While working within the chiropractic paradigm, I discovered the non-linear approach to wellness, and developed a form of “wellness care” known as Network Spinal Analysis (NSA). To my surprise, I found that very gentle touch to the upper and lower spine can cause the entire spine to reconfigure itself. Deep respiration, along with wavelike undulations and dissipation of stored spinal tension are often associated with this gentle touch, and result in an overall enhancement of our quality of life. In the non-linear approach to wellness, a small change in our physiology produces a disproportionate response in our health and well-being. A strong force need not be applied to create a significant change in the body-mind. In fact, I discovered that applying a forceful touch can actually inhibit this process.

 

When I first developed Network Spinal Analysis, I found that memories of childhood hurts, accidents, or other physical or psychological traumas are often stored as tension and energy patterns in different parts of the body. This energy, confined under tension, is not unlike a powerful spring. Overtime, it manifests in physically tight muscles, joint fixation, resistance to full body motion, depression, and shallow breathing. It manifests as pain and disease.

 

I also observed that the more ill we are, the more energy we need to release in order to heal. The energy that is not free to circulate generates tension over time, until conditions are ripe for it to initiate the healing process. Hurts and wounds from our past build up pressure and “collect” energy from new hurts and wounds in the present. For example, our spouse makes a harmless remark about how we might have done something differently, and we respond with anger that lasts for several days. The remark sparks a reaction in the energy that is already “charged” by previous hurts and wounds. This energy becomes more and more blocked, denied, isolated, until at last it is ready to be released. When the energy is released (or converted from a confined state into a freer state), it becomes available for healing, and actually helps fuel the healing process.

 

The non-linear approach to wellness considers the body-mind an interactive system, influenced by many factors that contribute to health or illness. The ability of our body-mind to receive, circulate, and dissipate energy, and our current and past experiences in life significantly affect our health. In addition, our cultural story strongly influences how we interpret and respond to a given situation.

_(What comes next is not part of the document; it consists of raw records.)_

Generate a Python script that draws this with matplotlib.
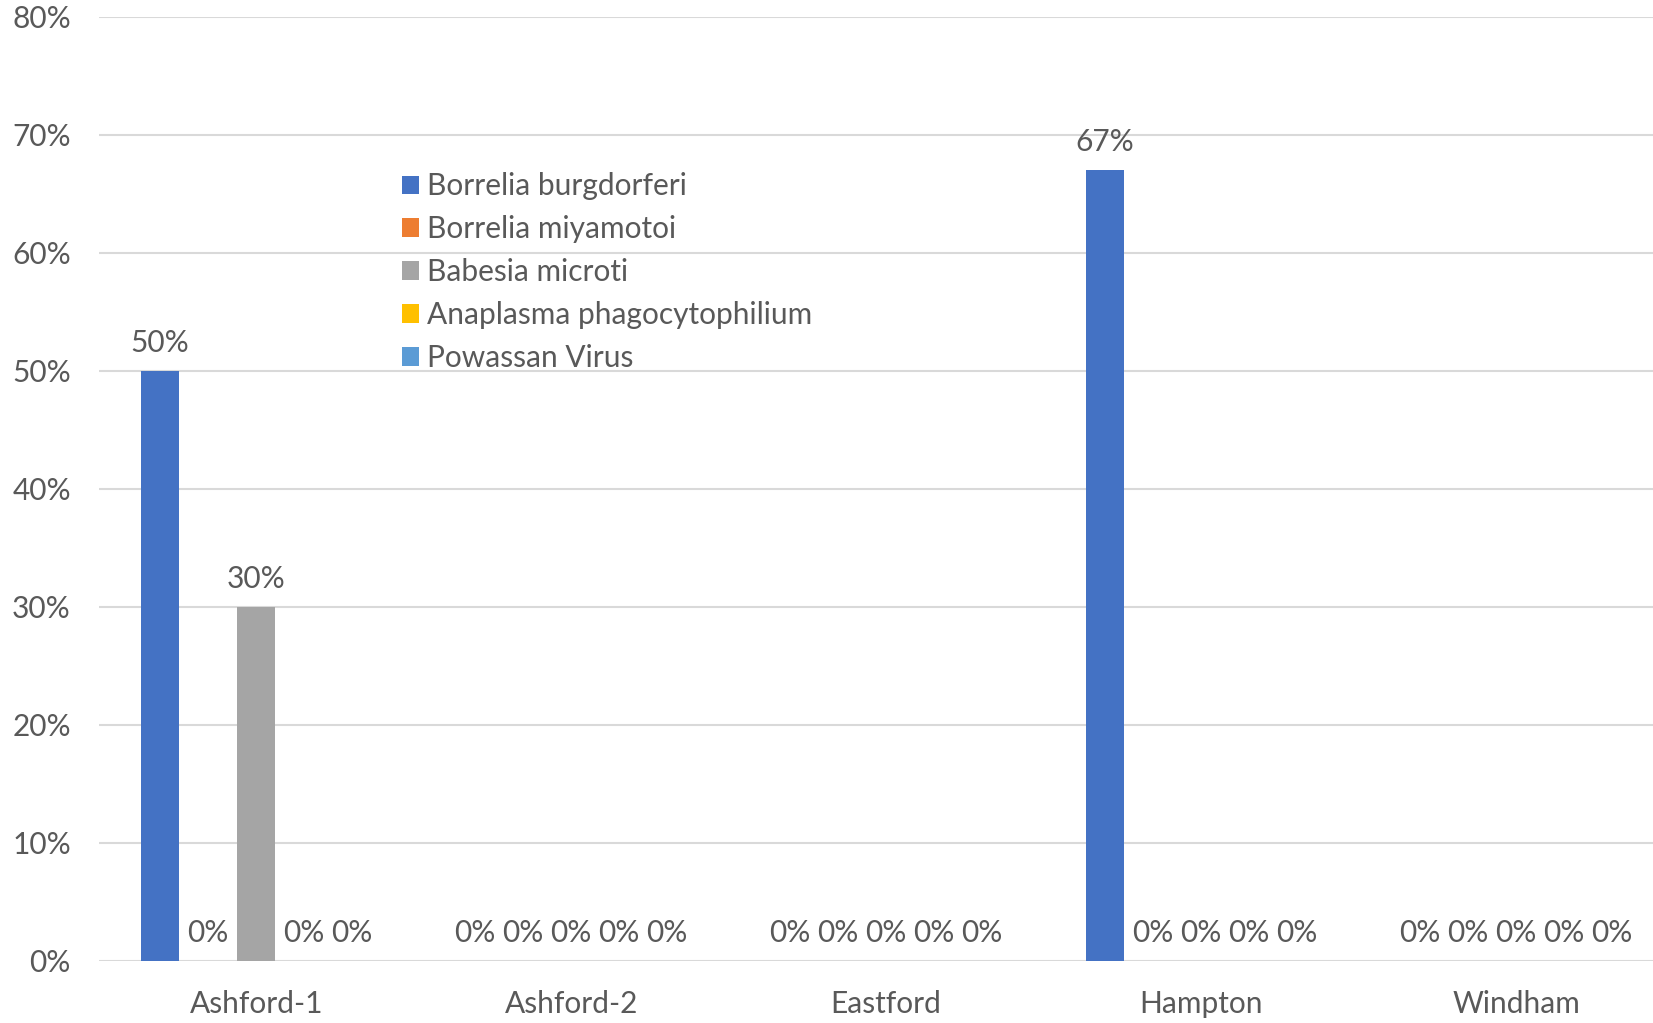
import matplotlib
matplotlib.use("Agg")
import matplotlib.pyplot as plt
import numpy as np
from matplotlib.ticker import PercentFormatter

categories = ["Ashford-1", "Ashford-2", "Eastford", "Hampton", "Windham"]
series_names = ["Borrelia burgdorferi", "Borrelia miyamotoi", "Babesia microti",
                "Anaplasma phagocytophilium", "Powassan Virus"]
borrelia_burgdorferi = [0.50, 0.0, 0.0, 0.67, 0.0]
borrelia_miyamotoi = [0.0, 0.0, 0.0, 0.0, 0.0]
babesia_microti = [0.30, 0.0, 0.0, 0.0, 0.0]
anaplasma = [0.0, 0.0, 0.0, 0.0, 0.0]
powassan = [0.0, 0.0, 0.0, 0.0, 0.0]
series = [borrelia_burgdorferi, borrelia_miyamotoi, babesia_microti, anaplasma, powassan]
colors = ["#4472C4", "#ED7D31", "#A5A5A5", "#FFC000", "#5B9BD5"]

plt.rcParams['font.family'] = ['Lato', 'DejaVu Sans']
txt = "#595959"
fs = 21.5

fig = plt.figure(figsize=(16.53, 10.23), dpi=100)
ax = fig.add_axes([0.0597, 0.0608, 0.9528, 0.9227])

x = np.arange(len(categories))
spacing = 0.1523
width = 0.1205
for i, (vals, name, c) in enumerate(zip(series, series_names, colors)):
    pos = x + (i - 2) * spacing
    bars = ax.bar(pos, vals, width=width, color=c, label=name, zorder=3)
    for b, v in zip(bars, vals):
        ax.annotate(f"{v*100:.0f}%", (b.get_x() + b.get_width() / 2, v),
                    xytext=(0, 10), textcoords="offset points",
                    ha="center", va="bottom", fontsize=fs, color=txt, zorder=4)

ax.set_xlim(-0.5, 4.5)
ax.set_ylim(0, 0.8)
ax.set_yticks(np.arange(0, 0.81, 0.1))
ax.yaxis.set_major_formatter(PercentFormatter(1.0, decimals=0))
ax.set_xticks(x)
ax.set_xticklabels(categories)
ax.tick_params(axis='both', length=0, labelsize=fs, labelcolor=txt)
ax.tick_params(axis='y', pad=20)
ax.tick_params(axis='x', pad=21)
ax.grid(axis='y', color="#D9D9D9", linewidth=1.5, zorder=0)
for s in ax.spines.values():
    s.set_visible(False)

leg = ax.legend(loc="upper left", bbox_to_anchor=(0.1852, 0.848), frameon=False,
                fontsize=fs, handlelength=0.57, handleheight=0.57, handletextpad=0.25,
                labelspacing=0.5, labelcolor=txt, borderaxespad=0)

fig.savefig("out.png", dpi=100)
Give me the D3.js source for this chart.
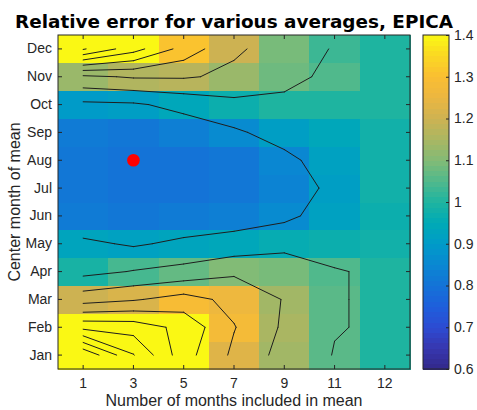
<!DOCTYPE html>
<html>
<head>
<meta charset="utf-8">
<style>
  body { margin: 0; background: #fff; }
  svg text { font-family: "Liberation Sans", Arial, Helvetica, sans-serif; fill: #262626; }
  .title { font-family: "DejaVu Sans", sans-serif; font-weight: bold; fill: #000; }
</style>
</head>
<body>
<div class="heat"></div>
<script src="https://cdn.jsdelivr.net/npm/d3@7"></script>
<script type="text/javascript">

// window lengths shown as image columns, and the months (Jan at the bottom)
var windows = ["1", "3", "5", "7", "9", "11", "12"];
var months = ["Jan", "Feb", "Mar", "Apr", "May", "Jun", "Jul", "Aug", "Sep", "Oct", "Nov", "Dec"];

// relative error shown as coloured cells, one array per centre month
var imgJan = [1.45, 1.45, 1.45, 1.23, 1.14, 1.06, 1.0];
var imgFeb = [1.45, 1.45, 1.45, 1.28, 1.15, 1.06, 1.0];
var imgMar = [1.2, 1.22, 1.29, 1.26, 1.14, 1.06, 1.0];
var imgApr = [0.99, 1.04, 1.07, 1.1, 1.09, 1.05, 1.0];
var imgMay = [0.93, 0.92, 0.93, 0.94, 0.96, 0.97, 0.98];
var imgJun = [0.82, 0.81, 0.82, 0.83, 0.86, 0.92, 0.97];
var imgJul = [0.81, 0.80, 0.80, 0.81, 0.84, 0.91, 0.98];
var imgAug = [0.81, 0.80, 0.80, 0.81, 0.85, 0.92, 0.98];
var imgSep = [0.82, 0.81, 0.83, 0.86, 0.91, 0.94, 0.98];
var imgOct = [0.9, 0.91, 0.94, 0.97, 1.0, 1.0, 1.0];
var imgNov = [1.13, 1.16, 1.17, 1.13, 1.08, 1.05, 1.0];
var imgDec = [1.45, 1.45, 1.31, 1.2, 1.09, 1.03, 1.0];
var imgRows = [imgJan, imgFeb, imgMar, imgApr, imgMay, imgJun, imgJul, imgAug, imgSep, imgOct, imgNov, imgDec];

// the field the black contour lines follow (nodes at the cell centres)
var cntJan = [1.89, 1.605, 1.34, 1.18, 1.064, 0.996, 0.99];
var cntFeb = [1.47, 1.455, 1.37, 1.205, 1.085, 1.004, 0.99];
var cntMar = [1.155, 1.19, 1.24, 1.17, 1.095, 1.006, 0.985];
var cntApr = [0.97, 1.005, 1.03, 1.085, 1.08, 1.004, 0.99];
var cntMay = [0.92, 0.888, 0.92, 0.93, 0.961, 0.975, 0.98];
var cntJun = [0.82, 0.82, 0.83, 0.863, 0.881, 0.94, 0.97];
var cntJul = [0.83, 0.80, 0.81, 0.83, 0.86, 0.918, 0.97];
var cntAug = [0.83, 0.80, 0.80, 0.82, 0.875, 0.95, 0.97];
var cntSep = [0.83, 0.82, 0.84, 0.885, 0.94, 0.96, 0.975];
var cntOct = [0.88, 0.887, 0.93, 0.973, 0.975, 0.985, 0.985];
var cntNov = [1.08, 1.11, 1.11, 1.08, 1.03, 0.975, 0.985];
var cntDec = [1.61, 1.44, 1.262, 1.114, 1.06, 0.992, 0.99];
var cntRows = [cntJan, cntFeb, cntMar, cntApr, cntMay, cntJun, cntJul, cntAug, cntSep, cntOct, cntNov, cntDec];

var contourLevels = [0.9, 1.0, 1.1, 1.2, 1.3, 1.4, 1.5, 1.6, 1.7, 1.8];
var colorTicks = [0.6, 0.7, 0.8, 0.9, 1, 1.1, 1.2, 1.3, 1.4];
var colorRange = [0.6, 1.4];
var marker = { window: "3", month: "Aug" };

// colormap as it shows in the colorbar (parula-like)
var cmapStops = [0.6, 0.65, 0.7, 0.75, 0.8, 0.85, 0.9, 0.95, 1.0, 1.05, 1.1, 1.15, 1.2, 1.25, 1.3, 1.35, 1.4];
var cmapColors = ["#32288a", "#3737af", "#2d4bd2", "#1e5fdc", "#1473d7", "#0a87d2", "#009bc8", "#00aab6",
                  "#1eb4a0", "#50b98c", "#82bb76", "#aab662", "#cdb252", "#ebb641", "#fabe32", "#fad723", "#faf814"];

var W = 477, H = 410;
var plot = { left: 58, right: 410, top: 35, bottom: 369 };
var bar = { left: 423, right: 449 };

var svg = d3.select(".heat").append("svg")
    .attr("width", W)
    .attr("height", H);

var x = d3.scaleBand().domain(windows).range([plot.left, plot.right]);
var y = d3.scaleBand().domain(months.slice().reverse()).range([plot.top, plot.bottom]);
var color = d3.scaleLinear().domain(cmapStops).range(cmapColors).clamp(true);

// flatten into cells
var cells = [];
imgRows.forEach(function(r, i) {
    r.forEach(function(v, j) {
        cells.push({ month: months[i], window: windows[j], value: v });
    });
});

svg.append("g").selectAll("rect")
    .data(cells)
    .enter().append("rect")
    .attr("x", function(d) { return x(d.window); })
    .attr("y", function(d) { return y(d.month); })
    .attr("width", x.bandwidth() + 0.5)
    .attr("height", y.bandwidth() + 0.5)
    .attr("fill", function(d) { return color(d.value); })
    .attr("shape-rendering", "crispEdges");

// contour lines, marching squares between the cell centres
function cx(j) { return x(windows[j]) + x.bandwidth() / 2; }
function cy(i) { return y(months[i]) + y.bandwidth() / 2; }

var segs = [];
contourLevels.forEach(function(L) {
    for (var i = 0; i < cntRows.length - 1; i++) {
        for (var j = 0; j < windows.length - 1; j++) {
            var corners = [
                { v: cntRows[i][j],         px: cx(j),     py: cy(i) },
                { v: cntRows[i][j + 1],     px: cx(j + 1), py: cy(i) },
                { v: cntRows[i + 1][j + 1], px: cx(j + 1), py: cy(i + 1) },
                { v: cntRows[i + 1][j],     px: cx(j),     py: cy(i + 1) }
            ];
            var pts = [];
            for (var k = 0; k < 4; k++) {
                var p = corners[k], q = corners[(k + 1) % 4];
                if ((p.v >= L) !== (q.v >= L)) {
                    var t = (L - p.v) / (q.v - p.v);
                    pts[k] = [p.px + t * (q.px - p.px), p.py + t * (q.py - p.py)];
                }
            }
            var edges = [];
            for (k = 0; k < 4; k++) if (pts[k]) edges.push(k);
            if (edges.length === 2) {
                segs.push([pts[edges[0]], pts[edges[1]]]);
            } else if (edges.length === 4) {
                var centre = (corners[0].v + corners[1].v + corners[2].v + corners[3].v) / 4;
                if ((centre >= L) === (corners[0].v >= L)) {
                    segs.push([pts[0], pts[1]]);
                    segs.push([pts[2], pts[3]]);
                } else {
                    segs.push([pts[3], pts[0]]);
                    segs.push([pts[1], pts[2]]);
                }
            }
        }
    }
});

svg.append("g").selectAll("line")
    .data(segs)
    .enter().append("line")
    .attr("x1", function(d) { return d[0][0]; })
    .attr("y1", function(d) { return d[0][1]; })
    .attr("x2", function(d) { return d[1][0]; })
    .attr("y2", function(d) { return d[1][1]; })
    .attr("stroke", "#1e1e1e")
    .attr("stroke-width", 1)
    .attr("stroke-linecap", "round");

// red marker
svg.append("circle")
    .attr("cx", x(marker.window) + x.bandwidth() / 2)
    .attr("cy", y(marker.month) + y.bandwidth() / 2)
    .attr("r", 6.3)
    .attr("fill", "#ff0000");

// axes, ticks pointing inward like matlab
function styleAxis(g) {
    g.selectAll(".domain").remove();
    g.selectAll("line").attr("stroke", "#262626");
    g.selectAll("text").attr("font-size", "14px").attr("font-family", "Liberation Sans, Arial, sans-serif").attr("fill", "#262626");
}

svg.append("g")
    .attr("transform", "translate(0," + plot.bottom + ")")
    .call(d3.axisBottom(x).tickSizeInner(-4).tickSizeOuter(0).tickPadding(9))
    .call(styleAxis);
svg.append("g")
    .attr("transform", "translate(0," + plot.top + ")")
    .call(d3.axisTop(x).tickSizeInner(-4).tickSizeOuter(0).tickFormat(""))
    .call(styleAxis);
svg.append("g")
    .attr("transform", "translate(" + plot.left + ",0)")
    .call(d3.axisLeft(y).tickSizeInner(-4).tickSizeOuter(0).tickPadding(6))
    .call(styleAxis);
svg.append("g")
    .attr("transform", "translate(" + plot.right + ",0)")
    .call(d3.axisRight(y).tickSizeInner(-4).tickSizeOuter(0).tickFormat(""))
    .call(styleAxis);

svg.append("rect")
    .attr("x", plot.left).attr("y", plot.top)
    .attr("width", plot.right - plot.left).attr("height", plot.bottom - plot.top)
    .attr("fill", "none").attr("stroke", "#262626").attr("stroke-width", 1);

// colorbar, 64 steps like a matlab colormap
var cb = d3.scaleLinear().domain(colorRange).range([plot.bottom, plot.top]);
var nSteps = 64;
var step = (colorRange[1] - colorRange[0]) / nSteps;
svg.append("g").selectAll("rect")
    .data(d3.range(nSteps))
    .enter().append("rect")
    .attr("x", bar.left)
    .attr("width", bar.right - bar.left)
    .attr("y", function(i) { return cb(colorRange[0] + (i + 1) * step); })
    .attr("height", function(i) { return cb(colorRange[0] + i * step) - cb(colorRange[0] + (i + 1) * step) + 0.5; })
    .attr("fill", function(i) { return color(colorRange[0] + (i + 0.5) * step); })
    .attr("shape-rendering", "crispEdges");

svg.append("g")
    .attr("transform", "translate(" + bar.right + ",0)")
    .call(d3.axisRight(cb).tickValues(colorTicks).tickSizeInner(-3).tickSizeOuter(0).tickPadding(5).tickFormat(d3.format("")))
    .call(styleAxis);

svg.append("rect")
    .attr("x", bar.left).attr("y", plot.top)
    .attr("width", bar.right - bar.left).attr("height", plot.bottom - plot.top)
    .attr("fill", "none").attr("stroke", "#262626").attr("stroke-width", 1);

// labels
svg.append("text")
    .attr("class", "title")
    .attr("x", (plot.left + plot.right) / 2)
    .attr("y", 28)
    .attr("text-anchor", "middle")
    .attr("font-size", "18.4px")
    .text("Relative error for various averages, EPICA");

svg.append("text")
    .attr("x", (plot.left + plot.right) / 2)
    .attr("y", 406)
    .attr("text-anchor", "middle")
    .attr("font-size", "16px")
    .text("Number of months included in mean");

svg.append("text")
    .attr("transform", "translate(20," + (plot.top + plot.bottom) / 2 + ") rotate(-90)")
    .attr("text-anchor", "middle")
    .attr("font-size", "16px")
    .text("Center month of mean");

</script>
</body>
</html>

The severity of the symptoms, the duration of a condition, or the degree of the pathology do not by themselves determine the severity of the measures needed to be taken in order to heal. A small change, when perceived by the nervous system, can release the stored energy and tension allowing it to be utilized by the body for constructive purposes like healing and transformation. When our body-mind becomes aware of the need for change, and can feel and pay attention to itself, there are many useful tools that facilitate self-awareness and act as a catalyst to enable old hurts and wounds to heal. A spinal adjustment, breathing exercises, a meditation practice, or yoga are just a few.

 

Healing neither requires great effort nor drastic measures. While curing or treating symptoms or disease may call for such measures, this is not the case with healing. As a by product of healing, we may decide to make radical changes in our life, but the decision to make such changes occurs as a result of the healing already in progress. It is by healing that we enhance our ability to make constructive changes.